June 26, 2013

To answer the question what is the expected time for a monkey to type ABRACADABRA, assuming he types the letters of the alphabet randomly at times 1,2,3,… rigorously we will need to use a theorem from discrete martingale theory, Doob’s Optional Stopping Theorem.
This theorem states sufficient conditions for a stopped martingale to have the same expectation as its starting value.

Let $$X^j_i$$ denote the wealth of the jth gambler at time i
\begin{align*}
X_i^j =1 \; \text{if $i < j$,}
\end{align*}

otherwise if $$i \geq j$$,
\begin{align*}
X_i^j =
\begin{cases}
26^{i-j+1} \mathbb \;\text{with prob} \; p = {\frac{1}{26}}^{i-j+1} \;
\\
0 \mathbb \;\text{with prob} \; 1- p \;
\end{cases}
\end{align*}
Clearly $$X^j_i$$ is a martingale with expectation 1. Lets define the martingale starting from 0 $$M_n = \sum_{j = 1}^{j = n} X_n^j – n$$
If we can show that $$\mathbb E[M_T] = \mathbb E[M_0]$$ then the rest follows. This is where we invoke Doob’s Optional Stopping Theorem.
which gives us sufficient conditions.

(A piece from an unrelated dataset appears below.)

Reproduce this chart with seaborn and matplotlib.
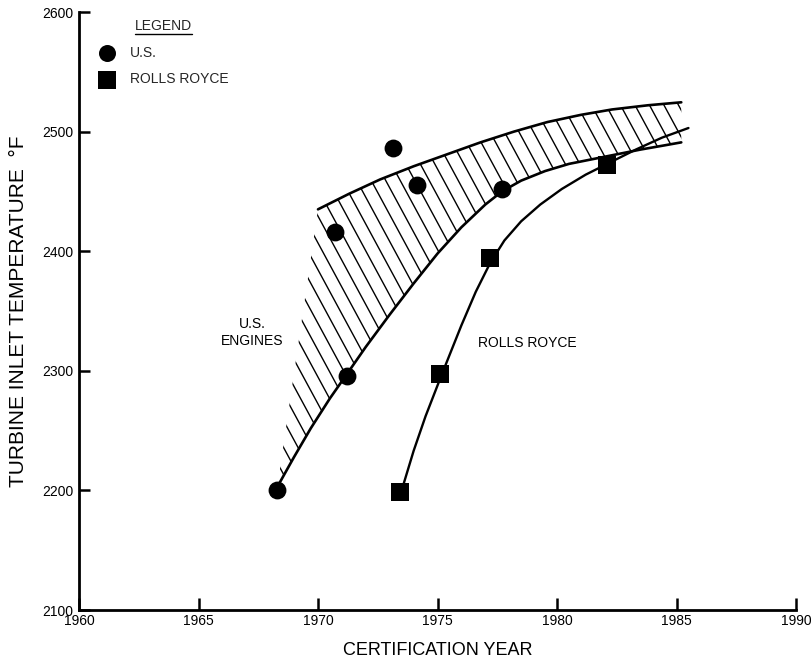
import numpy as np
import pandas as pd
import matplotlib
matplotlib.use("Agg")
import matplotlib.pyplot as plt
import seaborn as sns
from matplotlib.collections import LineCollection
from matplotlib.lines import Line2D

# ---------------- data ----------------
us_year = [1968.3, 1970.7, 1971.2, 1973.15, 1974.15, 1977.7]
us_temp = [2200, 2416, 2296, 2486, 2455, 2452]

rr_year = [1973.45, 1975.1, 1977.2, 1982.1]
rr_temp = [2199, 2297, 2394, 2472]

# upper boundary of the U.S. engines band
band_hi_year = [1970.0, 1971.3, 1972.6, 1974.0, 1975.4, 1976.8, 1978.2, 1979.6, 1981.0, 1982.3, 1983.8, 1985.2]
band_hi_temp = [2435, 2448, 2460, 2471, 2481, 2491, 2500, 2508, 2514, 2518.5, 2522, 2524.5]

# lower boundary of the U.S. engines band
band_lo_year = [1968.3, 1969.0, 1969.7, 1970.5, 1971.2, 1972.0, 1973.0, 1974.0, 1975.0, 1976.0,
                1977.0, 1977.7, 1978.5, 1979.5, 1980.5, 1981.5, 1982.5, 1983.5, 1984.5, 1985.2]
band_lo_temp = [2203, 2228, 2252, 2277, 2297, 2320, 2347, 2373, 2398, 2420,
                2439, 2450, 2459, 2467, 2473, 2477, 2481, 2485, 2488.5, 2491]

# Rolls Royce trend curve
rr_curve_year = [1973.5, 1974.0, 1974.5, 1975.2, 1976.0, 1976.6, 1977.2, 1977.8, 1978.5, 1979.3,
                 1980.2, 1981.2, 1982.2, 1983.3, 1984.4, 1985.5]
rr_curve_temp = [2200, 2233, 2262, 2298, 2338, 2366, 2390, 2409, 2425, 2439,
                 2452, 2464, 2474, 2485, 2495, 2503]

x_ticks = [1960, 1965, 1970, 1975, 1980, 1985, 1990]
y_ticks = [2100, 2200, 2300, 2400, 2500, 2600]

# ---------------- style ----------------
sns.set_theme(style="white")
plt.rcParams["font.family"] = ["Liberation Sans", "DejaVu Sans"]

W, H = 811, 669
fig = plt.figure(figsize=(W / 100, H / 100), dpi=100)
L, R, T, B = 79, 796, 12, 610
ax = fig.add_axes([L / W, 1 - B / H, (R - L) / W, (B - T) / H])

ink = "black"

# curves
line_kw = dict(ax=ax, color=ink, sort=False, estimator=None)
sns.lineplot(x=band_hi_year, y=band_hi_temp, lw=1.9, **line_kw)
sns.lineplot(x=band_lo_year, y=band_lo_temp, lw=1.9, **line_kw)
sns.lineplot(x=rr_curve_year, y=rr_curve_temp, lw=1.7, **line_kw)
for ln in ax.get_lines():
    ln.set_solid_joinstyle("round")

ax.set_xlim(1960, 1990)
ax.set_ylim(2100, 2600)

# hatched band: polygon from the two boundaries, hatched with steep lines
poly_x = band_hi_year + band_lo_year[::-1]
poly_y = band_hi_temp + band_lo_temp[::-1]
patch = ax.fill(poly_x, poly_y, facecolor="none", edgecolor="none")[0]

ax_w_px, ax_h_px = R - L, B - T
spacing_px = 14.5
steep = 1.85  # vertical px per horizontal px
segs = []
for off in np.arange(-400, ax_w_px + 400, spacing_px):
    u0 = off / ax_w_px
    u1 = (off + ax_h_px * 1.4 / steep) / ax_w_px
    segs.append([(u0, 1.2), (u1, -0.2)])
lc = LineCollection(segs, colors=ink, linewidths=1.0, transform=ax.transAxes)
ax.add_collection(lc)
lc.set_clip_path(patch)

# markers
sns.scatterplot(x=us_year, y=us_temp, ax=ax, marker="o", s=165, color=ink,
                edgecolor=ink, linewidth=0, label="U.S.", zorder=5)
sns.scatterplot(x=rr_year, y=rr_temp, ax=ax, marker="s", s=150, color=ink,
                edgecolor=ink, linewidth=0, label="ROLLS ROYCE", zorder=5)

# annotations
ax.text(1967.25, 2332, "U.S.\nENGINES", ha="center", va="center", fontsize=10,
        linespacing=1.3, color=ink)
ax.text(1978.75, 2323, "ROLLS ROYCE", ha="center", va="center", fontsize=10, color=ink)

# axes styling
for s in ["top", "right"]:
    ax.spines[s].set_visible(False)
for s in ["left", "bottom"]:
    ax.spines[s].set_linewidth(2.0)
    ax.spines[s].set_color(ink)
ax.set_xticks(x_ticks)
ax.set_yticks(y_ticks)
ax.set_xticklabels([str(v) for v in x_ticks])
ax.set_yticklabels([str(v) for v in y_ticks])
ax.tick_params(axis="both", direction="in", length=9, width=1.8, color=ink,
               labelsize=10, labelcolor=ink, bottom=True, left=True)
ax.tick_params(axis="x", pad=3)
ax.tick_params(axis="y", pad=4, length=8)
ax.set_xlabel("CERTIFICATION YEAR", fontsize=13, labelpad=10, color=ink)
ax.set_ylabel("TURBINE INLET TEMPERATURE  °F", fontsize=15, labelpad=10, color=ink)
ax.grid(False)

leg = ax.legend(loc="upper left", bbox_to_anchor=(0.028, 0.988), frameon=False,
                title="LEGEND", fontsize=10, title_fontsize=10,
                handlelength=1.2, handletextpad=1.0, labelspacing=0.9,
                borderaxespad=0.0, borderpad=0.0, alignment="center")
for h in leg.legend_handles:
    h.set_sizes([150])

fig.canvas.draw()
tb = leg.get_title().get_window_extent(fig.canvas.get_renderer())
inv = fig.transFigure.inverted()
(x0, y0) = inv.transform((tb.x0, tb.y0 - 1.0))
(x1, _) = inv.transform((tb.x1, tb.y0 - 1.0))
fig.add_artist(Line2D([x0, x1], [y0, y0], color=ink, lw=1.0, transform=fig.transFigure))

fig.savefig("out.png", dpi=100)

Showing  that $$\mathbb E[T] < \infty$$ and the increments $$M_n – M_{n-1}$$ are bounded is sufficient.

1. $$\mathbb E[T] < \infty$$

To prove this we use a lemma from page 101 of Probability with Martingales.

Suppose that $$T$$ is a stopping time such that for some $$N$$ in $$\mathbb N$$ and some $$\epsilon \geq 0$$, we have, for every n in $$\mathbb N$$:
\begin{align*} \mathbb P(T\leq n+N | \mathcal F_n) > \epsilon, a.s \end{align*}
Then $$\mathbb E[T] \leq \infty$$

In our problem we take $$N = 11$$ and the probability of the monkey typing ABRACADABRA in the next 11 keystrokes gives us a  value for $$\epsilon$$. We take $$\epsilon \; < \frac{1}{26}^{11}$$

2. $$|M_n(\omega) – M_{n-1}(\omega)| \leq K \; \forall (n,\omega)$$

The largest value attainable by $$M_n$$ is $$26^{11} +26^4 + 26$$ so the increments are bounded.

Hence at the stopping time $$T$$ we know that $$\mathbb E[M_T] = 0$$ from which follows $$\mathbb E[T] = 26^{11} +26^4 + 26$$